▸ **What the task requires**:
Copy exactly the lines from the start of the material through the line with "3.20, 2.77, 2.22];". Pictures stay out of the copy.
***** Information shown *****
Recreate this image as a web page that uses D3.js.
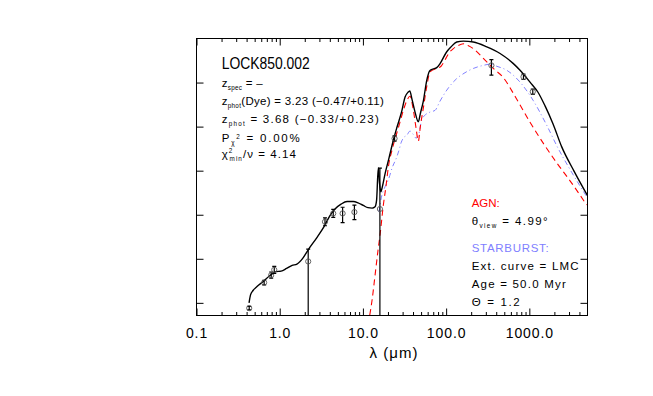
<!DOCTYPE html>
<html>
<head>
<meta charset="utf-8">
<script src="https://cdn.jsdelivr.net/npm/d3@7"></script>
<style>
  body { margin: 0; background: #fff; }
  svg { display: block; font-family: 'Liberation Sans', Arial, sans-serif; }
</style>
</head>
<body>
<div class="graph"></div>
<script>
// Model components: wavelength (micron) and log10 of the flux
const totalLambda = [0.428, 0.446, 0.478, 0.533, 0.630, 0.764, 0.903, 1.04, 1.21, 1.41, 1.61, 1.89, 2.21, 2.77, 3.41, 4.02, 4.62, 5.46, 6.44, 7.67, 8.74, 10.1, 11.5, 12.9, 14.0, 14.6, 15.1, 15.4, 15.8, 16.4, 17.0, 18.5, 20.6, 23.2, 25.7, 29.3, 32.1, 34.8, 36.6, 38.9, 42.3, 46.3, 49.2, 53.2, 58.5, 63.1, 67.6, 77.1, 84.5, 101.7, 114.5, 134, 161, 212, 308, 445, 643, 773, 1019, 1271, 1545, 1928, 2451, 3443, 5012];
const totalLogF = [0.0, 0.18, 0.28, 0.37, 0.48, 0.62, 0.71, 0.72, 0.78, 0.85, 0.88, 1.01, 1.21, 1.47, 1.73, 1.98, 2.13, 2.24, 2.30, 2.30, 2.27, 2.21, 2.16, 2.15, 2.18, 2.33, 2.90, 3.06, 2.74, 2.52, 2.61, 2.94, 3.29, 3.69, 3.99, 4.35, 4.67, 4.78, 4.81, 4.62, 4.33, 4.11, 4.31, 4.58, 5.05, 5.26, 5.30, 5.34, 5.43, 5.70, 5.81, 5.92, 5.94, 5.92, 5.81, 5.66, 5.43, 5.28, 5.01, 4.78, 4.47, 4.06, 3.54, 2.99, 2.43];

const agnLambda = [11.5, 12.9, 14.0, 15.2, 16.1, 17.6, 19.0, 20.2, 22.4, 25.5, 27.9, 30.6, 33.9, 36.8, 40.0, 43.5, 46.3, 49.2, 53.2, 58.9, 64.0, 77.1, 86.9, 96.9, 108, 122, 139, 161, 183, 212, 280, 369, 483, 692, 1019, 1462, 2094, 3085, 4898];
const agnLogF = [-0.50, 0.07, 0.63, 1.20, 1.56, 2.22, 2.67, 3.08, 3.47, 3.85, 4.10, 4.37, 4.60, 4.69, 4.42, 3.97, 3.67, 4.03, 4.42, 4.94, 5.24, 5.32, 5.37, 5.51, 5.67, 5.77, 5.84, 5.88, 5.84, 5.77, 5.55, 5.32, 5.12, 4.65, 4.10, 3.63, 3.20, 2.77, 2.22];

const sbLambda = [15.6, 16.7, 18.4, 20.2, 22.4, 25.5, 27.2, 28.7, 30.6, 33.9, 36.8, 40.0, 43.5, 46.6, 50.9, 55.7, 64.0, 73.6, 84.5, 102, 134, 164, 212, 280, 347, 406, 535, 773, 1107, 1589, 2213, 3258, 5012];
const sbLogF = [2.06, 2.40, 2.63, 2.79, 3.06, 3.31, 3.47, 3.63, 3.74, 3.81, 3.90, 3.83, 3.74, 3.81, 4.15, 4.26, 4.33, 4.37, 4.58, 4.83, 5.09, 5.21, 5.32, 5.39, 5.42, 5.37, 5.28, 5.01, 4.60, 4.06, 3.51, 2.95, 2.38];

// Photometry
const photLambda = [0.43, 0.65, 0.79, 0.86, 2.2, 3.5, 4.4, 5.7, 7.9, 16, 24, 350, 850, 1100];
const photLogF = [-0.12, 0.46, 0.63, 0.75, 0.94, 1.84, 2.03, 2.03, 2.06, 2.13, 3.73, 5.39, 5.13, 4.79];
const photErrUp = [0.04, 0.05, 0.07, 0.08, 0.28, 0.09, 0.09, 0.14, 0.16, 0.93, 0.06, 0.13, 0.06, 0.06];
const photErrDn = [0.04, 0.05, 0.07, 0.08, null, 0.09, 0.09, 0.21, 0.17, null, 0.06, 0.22, 0.06, 0.06]; // null = down to axis

const xTicks = [0.1, 1, 10, 100, 1000];
const yTicks = [1, 10, 100, 1e3, 1e4, 1e5];

const infoLines = [
    [['z'], ['spec', 'sub'], [' = \u2013']],
    [['z'], ['phot', 'sub'], ['(Dye) = 3.23 (\u22120.47/+0.11)']],
    [['z'], ['phot', 'sub'], [' = 3.68 (\u22120.33/+0.23)']],
    [['P'], ['\u03c7', 'sub'], ['2', 'subsup'], [' = 0.00%']],
    [['\u03c7'], ['2', 'sup'], ['min', 'subback'], ['/\u03bd = 4.14']]
];
const infoWidths = [41, 162, 157, 78, 78];
const infoBaselines = [86.5, 104.5, 123, 141.5, 158];

const fitLines = [
    { parts: [['AGN:']], color: '#ff0000', w: 28 },
    { parts: [['\u03b8'], ['view', 'sub'], [' = 4.99\u00b0']], color: '#000', w: 76 },
    { parts: [['STARBURST:']], color: '#8080ff', w: 77 },
    { parts: [['Ext. curve = LMC']], color: '#000', w: 107 },
    { parts: [['Age = 50.0 Myr']], color: '#000', w: 94 },
    { parts: [['\u0398 = 1.2']], color: '#000', w: 48 }
];
const fitBaselines = [207.3, 225, 251.7, 270, 288.3, 306.3];

// Chart dimensions
const margin = { top: 38.5, right: 65.5, bottom: 80.5, left: 196.5 };
const width = 653 - margin.left - margin.right;
const height = 396 - margin.top - margin.bottom;

const root = d3.select('.graph')
    .append('svg')
    .attr('width', 653)
    .attr('height', 396);

root.append('rect').attr('width', 653).attr('height', 396).attr('fill', '#fff');

const svg = root.append('g')
    .attr('transform', `translate(${margin.left},${margin.top})`);

// Scales
const xScale = d3.scaleLog().domain([0.1, 5000]).range([0, width]);
const yScale = d3.scaleLog().domain([10 ** -0.287, 1e6]).range([height, 0]);

svg.append('clipPath').attr('id', 'plot-clip')
    .append('rect').attr('width', width).attr('height', height);

// Minor x ticks
const minorTicks = [];
xTicks.forEach(t => {
    for (let k = 2; k <= 9; k++) if (t * k < 5000) minorTicks.push(t * k);
});

function styleAxis(g) {
    g.select('.domain').remove();
    g.selectAll('line').attr('stroke', '#000');
}

// Axes
svg.append('g')
    .attr('transform', `translate(0,${height})`)
    .call(d3.axisBottom(xScale).tickValues(xTicks).tickSize(-7).tickSizeOuter(0)
        .tickPadding(12.8).tickFormat(d3.format('.1f')))
    .call(styleAxis)
    .call(g => g.selectAll('text')
        .attr('font-family', 'Liberation Sans, Arial, sans-serif')
        .attr('font-size', 14).attr('letter-spacing', 0.9).attr('fill', '#000'));

svg.append('g')
    .attr('transform', `translate(0,${height})`)
    .call(d3.axisBottom(xScale).tickValues(minorTicks).tickSize(-3.5).tickSizeOuter(0).tickFormat(''))
    .call(styleAxis);

svg.append('g')
    .call(d3.axisTop(xScale).tickValues(xTicks).tickSize(-7).tickSizeOuter(0).tickFormat(''))
    .call(styleAxis);

svg.append('g')
    .call(d3.axisTop(xScale).tickValues(minorTicks).tickSize(-3.5).tickSizeOuter(0).tickFormat(''))
    .call(styleAxis);

svg.append('g')
    .call(d3.axisLeft(yScale).tickValues(yTicks).tickSize(-7).tickSizeOuter(0).tickFormat(''))
    .call(styleAxis);

svg.append('g')
    .attr('transform', `translate(${width},0)`)
    .call(d3.axisRight(yScale).tickValues(yTicks).tickSize(-7).tickSizeOuter(0).tickFormat(''))
    .call(styleAxis);

svg.append('rect')
    .attr('width', width).attr('height', height)
    .attr('fill', 'none').attr('stroke', '#000').attr('stroke-width', 1);

// x title
root.append('text')
    .attr('x', 394).attr('y', 358.3)
    .attr('text-anchor', 'middle')
    .attr('font-size', 15).attr('letter-spacing', 1)
    .text('\u03bb (\u03bcm)');

// Model curves
const line = d3.line()
    .x(d => xScale(d[0]))
    .y(d => yScale(10 ** d[1]))
    .curve(d3.curveMonotoneX);

const plot = svg.append('g').attr('clip-path', 'url(#plot-clip)');

plot.append('path')
    .datum(d3.zip(sbLambda, sbLogF))
    .attr('d', line)
    .attr('fill', 'none').attr('stroke', '#8080ff').attr('stroke-width', 1)
    .attr('stroke-dasharray', '5,3,1,3');

plot.append('path')
    .datum(d3.zip(agnLambda, agnLogF))
    .attr('d', line)
    .attr('fill', 'none').attr('stroke', '#ff0000').attr('stroke-width', 1.1)
    .attr('stroke-dasharray', '6,4');

plot.append('path')
    .datum(d3.zip(totalLambda, totalLogF))
    .attr('d', line)
    .attr('fill', 'none').attr('stroke', '#000').attr('stroke-width', 1.4);

// Photometry with error bars
const phot = photLambda.map((l, i) => ({
    l, f: photLogF[i], up: photLogF[i] + photErrUp[i],
    dn: photErrDn[i] === null ? null : photLogF[i] - photErrDn[i]
}));

const bars = plot.selectAll('.err').data(phot).enter().append('g').attr('class', 'err');
bars.append('line')
    .attr('x1', d => xScale(d.l)).attr('x2', d => xScale(d.l))
    .attr('y1', d => yScale(10 ** d.up))
    .attr('y2', d => d.dn === null ? height : yScale(10 ** d.dn))
    .attr('stroke', '#000').attr('stroke-width', 1.2);
bars.append('line')
    .attr('x1', d => xScale(d.l) - 2).attr('x2', d => xScale(d.l) + 2)
    .attr('y1', d => yScale(10 ** d.up)).attr('y2', d => yScale(10 ** d.up))
    .attr('stroke', '#000').attr('stroke-width', 1.2);
bars.filter(d => d.dn !== null).append('line')
    .attr('x1', d => xScale(d.l) - 2).attr('x2', d => xScale(d.l) + 2)
    .attr('y1', d => yScale(10 ** d.dn)).attr('y2', d => yScale(10 ** d.dn))
    .attr('stroke', '#000').attr('stroke-width', 1.2);
bars.append('circle')
    .attr('cx', d => xScale(d.l)).attr('cy', d => yScale(10 ** d.f))
    .attr('r', 2.6)
    .attr('fill', 'none').attr('stroke', '#555').attr('stroke-width', 0.9);

// Text with sub/superscripts; letter spacing is fitted to the target width
function richText(px, py, parts, size, color, len) {
    const t = root.append('text')
        .attr('x', px).attr('y', py)
        .attr('font-size', size).attr('fill', color);
    let shift = 0;
    let chars = 0;
    parts.forEach(([s, kind]) => {
        let target = 0, dx = 0;
        if (kind === 'sub') target = 3;
        if (kind === 'sup') target = -5;
        if (kind === 'subsup') target = -2.5;
        if (kind === 'subback') { target = 3; dx = -3.8; }
        const ts = t.append('tspan').attr('dy', target - shift).text(s);
        if (dx) ts.attr('dx', dx);
        if (kind) ts.attr('font-size', size * 0.55);
        shift = target;
        chars += s.length;
    });
    const natural = t.node().getComputedTextLength();
    const ls = (len - natural) / Math.max(chars - 1, 1);
    t.attr('letter-spacing', ls.toFixed(2));
    return t;
}

root.append('text')
    .attr('x', 221.7).attr('y', 68.5)
    .attr('font-size', 16)
    .attr('textLength', 88).attr('lengthAdjust', 'spacingAndGlyphs')
    .text('LOCK850.002');

infoLines.forEach((parts, i) => richText(221.7, infoBaselines[i], parts, 11.5, '#000', infoWidths[i]));

fitLines.forEach((d, i) => richText(471.7, fitBaselines[i], d.parts, 11.5, d.color, d.w));
</script>
</body>
</html>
*****
▸ **Final result**:
Recreate this image as a web page that uses D3.js.
<!DOCTYPE html>
<html>
<head>
<meta charset="utf-8">
<script src="https://cdn.jsdelivr.net/npm/d3@7"></script>
<style>
  body { margin: 0; background: #fff; }
  svg { display: block; font-family: 'Liberation Sans', Arial, sans-serif; }
</style>
</head>
<body>
<div class="graph"></div>
<script>
// Model components: wavelength (micron) and log10 of the flux
const totalLambda = [0.428, 0.446, 0.478, 0.533, 0.630, 0.764, 0.903, 1.04, 1.21, 1.41, 1.61, 1.89, 2.21, 2.77, 3.41, 4.02, 4.62, 5.46, 6.44, 7.67, 8.74, 10.1, 11.5, 12.9, 14.0, 14.6, 15.1, 15.4, 15.8, 16.4, 17.0, 18.5, 20.6, 23.2, 25.7, 29.3, 32.1, 34.8, 36.6, 38.9, 42.3, 46.3, 49.2, 53.2, 58.5, 63.1, 67.6, 77.1, 84.5, 101.7, 114.5, 134, 161, 212, 308, 445, 643, 773, 1019, 1271, 1545, 1928, 2451, 3443, 5012];
const totalLogF = [0.0, 0.18, 0.28, 0.37, 0.48, 0.62, 0.71, 0.72, 0.78, 0.85, 0.88, 1.01, 1.21, 1.47, 1.73, 1.98, 2.13, 2.24, 2.30, 2.30, 2.27, 2.21, 2.16, 2.15, 2.18, 2.33, 2.90, 3.06, 2.74, 2.52, 2.61, 2.94, 3.29, 3.69, 3.99, 4.35, 4.67, 4.78, 4.81, 4.62, 4.33, 4.11, 4.31, 4.58, 5.05, 5.26, 5.30, 5.34, 5.43, 5.70, 5.81, 5.92, 5.94, 5.92, 5.81, 5.66, 5.43, 5.28, 5.01, 4.78, 4.47, 4.06, 3.54, 2.99, 2.43];

const agnLambda = [11.5, 12.9, 14.0, 15.2, 16.1, 17.6, 19.0, 20.2, 22.4, 25.5, 27.9, 30.6, 33.9, 36.8, 40.0, 43.5, 46.3, 49.2, 53.2, 58.9, 64.0, 77.1, 86.9, 96.9, 108, 122, 139, 161, 183, 212, 280, 369, 483, 692, 1019, 1462, 2094, 3085, 4898];
const agnLogF = [-0.50, 0.07, 0.63, 1.20, 1.56, 2.22, 2.67, 3.08, 3.47, 3.85, 4.10, 4.37, 4.60, 4.69, 4.42, 3.97, 3.67, 4.03, 4.42, 4.94, 5.24, 5.32, 5.37, 5.51, 5.67, 5.77, 5.84, 5.88, 5.84, 5.77, 5.55, 5.32, 5.12, 4.65, 4.10, 3.63, 3.20, 2.77, 2.22];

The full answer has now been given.